In our example, if the front radar fails we could use the front camera for obstacle detection and feed its input into the dynamic object detection controller. For the purposes of this example and to keep it short we only model the camera sensor and not the control that goes with it.

All we need to do to add this replacement function is to define the function and give it cardinality 0..1 as with the others. We also write the same input and output constraints for what constitutes a failure of the front camera. Then we need to write a replacement constraint which states if the front radar function is missing then we should have the front camera instead in the architecture. The resulting architecture is as follows:

AutoPilot : System

AP_FAA : FunctionalAnalysis

frontDriverLidar : FunctionalDevice ?

[ implementation.hardware ]

[ degradation = 1 ]

[ one output ]

frontPassengerLidar : FunctionalDevice ?

[ implementation.hardware ]

[ degradation = 1 ]

[ one output ]

lidarProcessing : AnalysisFunction ?

[ implementation.software ]

[ degradation = if # input = 2 then 1 else 2 ]

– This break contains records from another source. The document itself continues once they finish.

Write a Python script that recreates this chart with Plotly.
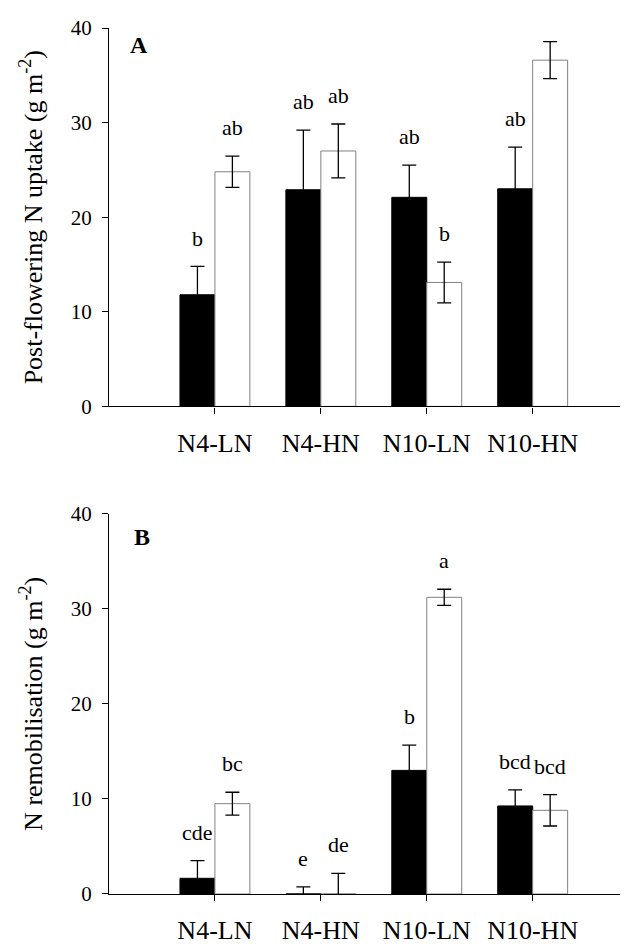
import plotly.graph_objects as go

categories = ["N4-LN", "N4-HN", "N10-LN", "N10-HN"]
cat_pos = [1, 2, 3, 4]

# Panel A: post-flowering N uptake (g m-2)
a_black = [11.8, 22.9, 22.1, 23.0]
a_black_err = [3.0, 6.3, 3.4, 4.4]
a_white = [24.8, 27.0, 13.1, 36.6]
a_white_err = [1.65, 2.85, 2.15, 1.95]
a_black_letters = ["b", "ab", "ab", "ab"]
a_white_letters = ["ab", "ab", "b", "a"]

# Panel B: N remobilisation (g m-2)
b_black = [1.65, 0.0, 13.0, 9.26]
b_black_err = [1.85, 0.74, 2.65, 1.7]
b_white = [9.5, 0.0, 31.2, 8.8]
b_white_err = [1.2, 2.17, 0.85, 1.65]
b_black_letters = ["cde", "e", "b", "bcd"]
b_white_letters = ["bc", "de", "a", "bcd"]

y_ticks = [0, 10, 20, 30, 40]

FONT = "Liberation Serif, Times New Roman, serif"
BW = 0.33
LETTER_OFFSET = 3.0

fig = go.Figure()

def add_panel(black, black_err, white, white_err, xa, ya):
    fig.add_trace(go.Bar(
        x=cat_pos, y=black, width=BW, offset=-BW,
        marker=dict(color="black", line=dict(color="black", width=1)),
        error_y=dict(type="data", array=black_err, visible=True,
                     color="black", thickness=1.3, width=7),
        xaxis=xa, yaxis=ya, showlegend=False, hoverinfo="skip"))
    fig.add_trace(go.Bar(
        x=cat_pos, y=white, width=BW, offset=0,
        marker=dict(color="white", line=dict(color="#808080", width=1)),
        error_y=dict(type="data", array=white_err, visible=True,
                     color="black", thickness=1.3, width=7),
        xaxis=xa, yaxis=ya, showlegend=False, hoverinfo="skip"))

add_panel(a_black, a_black_err, a_white, a_white_err, "x", "y")
add_panel(b_black, b_black_err, b_white, b_white_err, "x2", "y2")

def add_letters(vals, errs, letters, shift, xref, yref):
    for p, v, e, t in zip(cat_pos, vals, errs, letters):
        fig.add_annotation(x=p + shift, y=v + e + LETTER_OFFSET, text=t,
                           xref=xref, yref=yref, showarrow=False,
                           xanchor="center", yanchor="middle",
                           font=dict(family=FONT, size=22, color="black"))

add_letters(a_black, a_black_err, a_black_letters, -BW / 2, "x", "y")
add_letters(a_white, a_white_err, a_white_letters, BW / 2, "x", "y")
add_letters(b_black, b_black_err, b_black_letters, -BW / 2, "x2", "y2")
add_letters(b_white, b_white_err, b_white_letters, BW / 2, "x2", "y2")

fig.add_annotation(x=0.18, y=38.2, xref="x", yref="y", text="<b>A</b>",
                   showarrow=False, xanchor="left", yanchor="middle",
                   font=dict(family=FONT, size=24, color="black"))
fig.add_annotation(x=0.22, y=37.5, xref="x2", yref="y2", text="<b>B</b>",
                   showarrow=False, xanchor="left", yanchor="middle",
                   font=dict(family=FONT, size=24, color="black"))

xaxis_common = dict(
    range=[0, 4.9], tickmode="array", tickvals=cat_pos, ticktext=categories,
    showline=True, linecolor="black", linewidth=1.3, ticks="outside",
    ticklen=6, tickcolor="black", tickwidth=1.3, showgrid=False, zeroline=False,
    tickfont=dict(family=FONT, size=26, color="black"), ticklabelstandoff=7,
    fixedrange=True)
yaxis_common = dict(
    range=[0, 40], tickmode="array", tickvals=y_ticks,
    showline=True, linecolor="black", linewidth=1.3, ticks="outside",
    ticklen=6, tickcolor="black", tickwidth=1.3, showgrid=False, zeroline=False,
    tickfont=dict(family=FONT, size=21, color="black"), ticklabelstandoff=6)

# page body has an 8px default margin; margins compensate for it
H = 872.0
fig.update_layout(
    width=628, height=945,
    margin=dict(l=101, r=8, t=18, b=55),
    paper_bgcolor="white", plot_bgcolor="white",
    barmode="overlay", showlegend=False,
    font=dict(family=FONT, color="black"),
    xaxis=dict(**xaxis_common, anchor="y"),
    yaxis=dict(**yaxis_common, anchor="x", domain=[(898 - 407) / H, 1.0],
               title=dict(text="Post-flowering N uptake (g m<sup>-2</sup>)",
                          font=dict(family=FONT, size=26, color="black"),
                          standoff=20)),
    xaxis2=dict(**xaxis_common, anchor="y2"),
    yaxis2=dict(**yaxis_common, anchor="x2", domain=[0.0, (898 - 515) / H],
                title=dict(text="N remobilisation (g m<sup>-2</sup>)",
                           font=dict(family=FONT, size=26, color="black"),
                           standoff=20)),
)

fig.write_html("out.html")
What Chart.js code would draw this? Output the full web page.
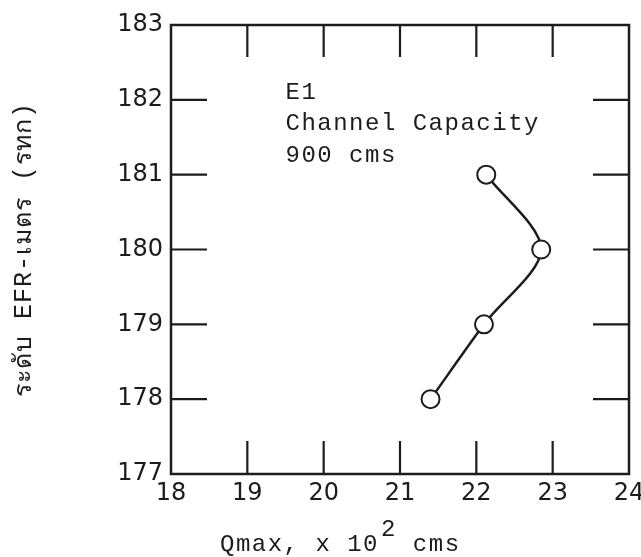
<!DOCTYPE html>
<html>
<head>
<meta charset="utf-8">
<script src="https://cdn.jsdelivr.net/npm/chart.js@4"></script>
<style>
  html, body { margin: 0; padding: 0; background: #fff; }
  #wrap { position: relative; width: 641px; height: 557px; }
</style>
</head>
<body>
<div id="wrap"><canvas id="c"></canvas></div>
<script>
// data
const qmax = [21.4, 22.1, 22.85, 22.13];      // x 10^2 cms
const efrLevel = [178, 179, 180, 181];        // m (MSL)
const xTicks = [18, 19, 20, 21, 22, 23, 24];
const yTicks = [177, 178, 179, 180, 181, 182, 183];
const noteLines = ['E1', 'Channel Capacity', '900 cms'];
const notePos = { x: 19.5, y: 182.1 };
const yTitle = 'ระดับ EFR-เมตร (รทก)';

const ink = '#1c1c1c';
const mono = '"Liberation Mono", "DejaVu Sans Mono", monospace';
const sans = '"DejaVu Sans", sans-serif';

// frame + inward ticks on all four sides, plus the note and axis titles
const paperPlugin = {
  id: 'paper',
  afterDraw(chart) {
    const { ctx, chartArea: a, scales: { x, y } } = chart;
    ctx.save();
    ctx.strokeStyle = ink;
    ctx.lineWidth = 2.5;
    ctx.strokeRect(a.left, a.top, a.right - a.left, a.bottom - a.top);
    ctx.lineWidth = 2.2;
    ctx.beginPath();
    xTicks.slice(1, -1).forEach(v => {
      const px = x.getPixelForValue(v);
      ctx.moveTo(px, a.top); ctx.lineTo(px, a.top + 32);
      ctx.moveTo(px, a.bottom); ctx.lineTo(px, a.bottom - 33);
    });
    yTicks.slice(1, -1).forEach(v => {
      const py = y.getPixelForValue(v);
      ctx.moveTo(a.left, py); ctx.lineTo(a.left + 36, py);
      ctx.moveTo(a.right, py); ctx.lineTo(a.right - 36, py);
    });
    ctx.stroke();

    // note
    ctx.fillStyle = ink;
    ctx.font = '24px ' + mono;
    ctx.letterSpacing = '1.5px';
    ctx.textBaseline = 'middle';
    ctx.textAlign = 'left';
    const nx = x.getPixelForValue(notePos.x);
    const ny = y.getPixelForValue(notePos.y);
    noteLines.forEach((t, i) => ctx.fillText(t, nx, ny + i * 31.5));

    // x title with superscript
    const tx = 220, ty = 545;
    const t1 = 'Qmax, x 10';
    ctx.fillText(t1, tx, ty);
    const w1 = ctx.measureText(t1).width;
    ctx.fillText('2', tx + w1 + 2, ty - 15);
    const w2 = ctx.measureText('2').width;
    ctx.fillText(' cms', tx + w1 + w2 + 2, ty);

    // y title, rotated
    ctx.translate(24, (a.top + a.bottom) / 2);
    ctx.rotate(-Math.PI / 2);
    ctx.textAlign = 'center';
    ctx.font = '25px ' + mono;
    ctx.letterSpacing = '1px';
    ctx.fillText(yTitle, 0, 0);
    ctx.restore();
  }
};

new Chart(document.getElementById('c'), {
  type: 'scatter',
  data: {
    datasets: [{
      data: qmax.map((q, i) => ({ x: q, y: efrLevel[i] })),
      showLine: true,
      borderColor: ink,
      borderWidth: 2.5,
      tension: 0.3,
      pointRadius: 9,
      pointBorderWidth: 2,
      pointBorderColor: ink,
      pointBackgroundColor: '#fff'
    }]
  },
  options: {
    responsive: true,
    maintainAspectRatio: false,
    animation: false,
    layout: { padding: { left: 0, right: 12, top: 25, bottom: 0 } },
    plugins: { legend: { display: false }, tooltip: { enabled: false } },
    scales: {
      x: {
        type: 'linear', min: 18, max: 24,
        afterBuildTicks: s => { s.ticks = xTicks.map(v => ({ value: v })); },
        afterFit: s => { s.height = 83; s.paddingLeft = 0; s.paddingRight = 0; },
        grid: { display: false },
        border: { display: false },
        ticks: { color: ink, font: { size: 24, family: sans }, padding: -3, maxRotation: 0 }
      },
      y: {
        type: 'linear', min: 177, max: 183,
        afterBuildTicks: s => { s.ticks = yTicks.map(v => ({ value: v })); },
        afterFit: s => { s.width = 171; },
        grid: { display: false },
        border: { display: false },
        ticks: { color: ink, font: { size: 24, family: sans }, padding: 0 }
      }
    }
  },
  plugins: [paperPlugin]
});
</script>
</body>
</html>
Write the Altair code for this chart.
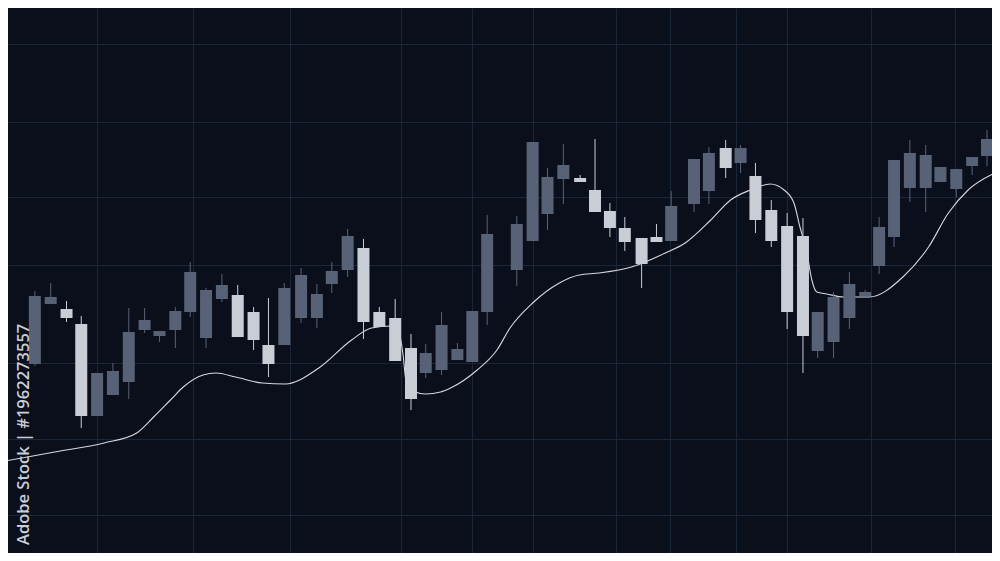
import altair as alt
import pandas as pd

# ---- candle data (session index, prices) ----
t = [1.88, 2.88, 3.88, 4.81, 5.81, 6.81, 7.81, 8.81, 9.75, 10.75, 11.69, 12.69, 13.69, 14.69,
     15.69, 16.63, 17.63, 18.69, 19.69, 20.63, 21.63, 22.63, 23.63, 24.63, 25.63, 26.56, 27.56,
     28.56, 29.5, 30.44, 32.31, 33.31, 34.25, 35.25, 36.31, 37.25, 38.19, 39.13, 40.19, 41.13,
     42.06, 43.5, 44.44, 45.5, 46.44, 47.38, 48.38, 49.38, 50.38, 51.31, 52.31, 53.31, 54.31,
     55.19, 56.13, 57.13, 58.13, 59.06, 60.06, 61.06, 62.0]
open_ = [236, 296, 291, 276, 184, 205, 218, 270, 264, 270, 288, 262, 301, 305, 288, 255, 255,
         282, 282, 316, 330, 352, 288, 282, 252, 227, 230, 240, 238, 288, 330, 359, 386, 421,
         422, 410, 389, 372, 362, 363, 359, 396, 409, 452, 437, 424, 390, 374, 364, 249, 258,
         282, 304, 334, 363, 412, 412, 418, 411, 434, 444]
high = [309, 317, 299, 284, 227, 237, 292, 292, 269, 293, 338, 312, 326, 315, 293, 302, 317,
        332, 316, 338, 371, 361, 293, 301, 266, 256, 288, 257, 289, 385, 384, 458, 432, 456,
        425, 461, 397, 383, 362, 376, 409, 441, 453, 460, 455, 437, 400, 387, 382, 288, 308,
        328, 310, 383, 440, 460, 455, 433, 431, 443, 470]
low = [234, 296, 278, 172, 184, 205, 201, 267, 258, 252, 283, 252, 298, 263, 250, 223, 255,
       277, 272, 307, 323, 261, 273, 239, 190, 222, 225, 240, 238, 275, 314, 359, 370, 396,
       418, 388, 363, 349, 312, 358, 359, 388, 396, 422, 427, 367, 353, 271, 227, 242, 242,
       271, 304, 326, 353, 398, 388, 418, 403, 425, 434]
close = [304, 303, 282, 184, 227, 229, 268, 280, 269, 289, 328, 310, 315, 263, 260, 236, 312,
         325, 306, 329, 364, 278, 273, 239, 201, 247, 275, 251, 289, 366, 376, 458, 423, 435,
         418, 388, 372, 358, 336, 358, 394, 441, 447, 432, 452, 380, 359, 288, 264, 288, 303,
         316, 308, 373, 440, 447, 445, 433, 431, 443, 461]

# ---- moving average line ----
ma_t = [0.0, 3.13, 6.25, 8.31, 9.38, 10.44, 11.25, 12.5, 13.31, 14.56, 16.25, 17.69, 19.81,
        21.88, 23.13, 24.38, 24.88, 25.13, 25.31, 25.75, 26.56, 27.5, 28.13, 29.81, 31.06,
        31.88, 33.31, 35.0, 36.25, 37.5, 39.56, 41.69, 42.94, 44.56, 45.81, 47.06, 48.31,
        49.19, 49.81, 50.19, 50.63, 50.94, 51.25, 51.88, 52.94, 54.56, 56.69, 58.31, 59.56,
        60.81, 62.5]
ma_v = [139, 148, 157, 167, 183, 200, 213, 225, 227, 223, 217, 216, 232, 260, 272, 274, 267,
        245, 220, 209, 206, 208, 212, 230, 250, 272, 297, 317, 325, 327, 333, 347, 357, 380,
        400, 410, 416, 410, 397, 373, 347, 320, 308, 306, 303, 303, 323, 353, 387, 410, 427]

# ---- grid positions ----
grid_t = [5.81, 11.88, 18.0, 25.0, 29.5, 33.31, 38.56, 42.0, 46.13, 49.38, 54.69, 60.0]
grid_p = [556, 478, 403, 335, 237, 161, 85]

label = ["Adobe Stock  |  #1962273557"]

BG = "#0b0f1c"
UP = "#586276"
DOWN = "#c8cdd6"
GRID = "#1b2738"

df = pd.DataFrame({"t": t, "open": open_, "high": high, "low": low, "close": close})
df["dir"] = ["up" if c >= o else "down" for o, c in zip(open_, close)]
ma_df = pd.DataFrame({"t": ma_t, "v": ma_v})

x_scale = alt.Scale(domain=[0.5, 62.0], nice=False, zero=False)
y_scale = alt.Scale(domain=[47, 592], nice=False, zero=False)
x_axis = alt.Axis(values=grid_t, grid=True, labels=False, ticks=False, domain=False,
                  title=None, gridColor=GRID, gridWidth=1)
y_axis = alt.Axis(values=grid_p, grid=True, labels=False, ticks=False, domain=False,
                  title=None, gridColor=GRID, gridWidth=1)


def X(field):
    return alt.X(field, scale=x_scale, axis=x_axis)


def Y(field):
    return alt.Y(field, scale=y_scale, axis=y_axis)


color = alt.Color("dir:N", scale=alt.Scale(domain=["up", "down"], range=[UP, DOWN]), legend=None)

ma = alt.Chart(ma_df).mark_line(interpolate="monotone", color="#d6d8dd", strokeWidth=1.1,
                                clip=True).encode(x=X("t:Q"), y=Y("v:Q"))

wicks = alt.Chart(df).mark_rule(strokeWidth=1, clip=True).encode(
    x=X("t:Q"), y=Y("low:Q"), y2="high:Q", color=color)

bodies = alt.Chart(df).mark_bar(size=12, clip=True).encode(
    x=X("t:Q"), y=Y("open:Q"), y2="close:Q", color=color)

text = alt.Chart(pd.DataFrame({"label": label})).mark_text(
    angle=270, align="left", baseline="middle", font="Open Sans", fontSize=16.5,
    fontWeight=600, color="#c9cdd6").encode(x=alt.value(16), y=alt.value(537), text="label:N")

chart = alt.layer(ma, wicks, bodies, text).properties(
    width=984, height=545, background=BG, padding=0,
    autosize=alt.AutoSizeParams(type="none"),
).configure_view(stroke=None, fill=BG).configure_axis(minExtent=0, maxExtent=0)

chart.save("out.html", embed_options={"renderer": "svg", "actions": False})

[ some input && one output ]

pointCloudClustering : AnalysisFunction ?

[ implementation.software ]

[ degradation = 1 ]

[ some input && one output ]

frontRadar : FunctionalDevice ?

[ implementation.hardware ]

[ degradation = 1 ]

[ one output ]

frontCamera : FunctionalDevice ?

[ implementation.hardware ]

[ degradation = 1 ]

[ one output ]

dynamicObjectDetection : AnalysisFunction ?

[ implementation.software ]

[ degradation = if frontRadarVal && pointCloudCusterVal then 1 else if frontCameraVal && pointCloudCusterVal then 2 else 3 ]

[ some input && one output ]

trajectoryPlanningAP : AnalysisFunction ?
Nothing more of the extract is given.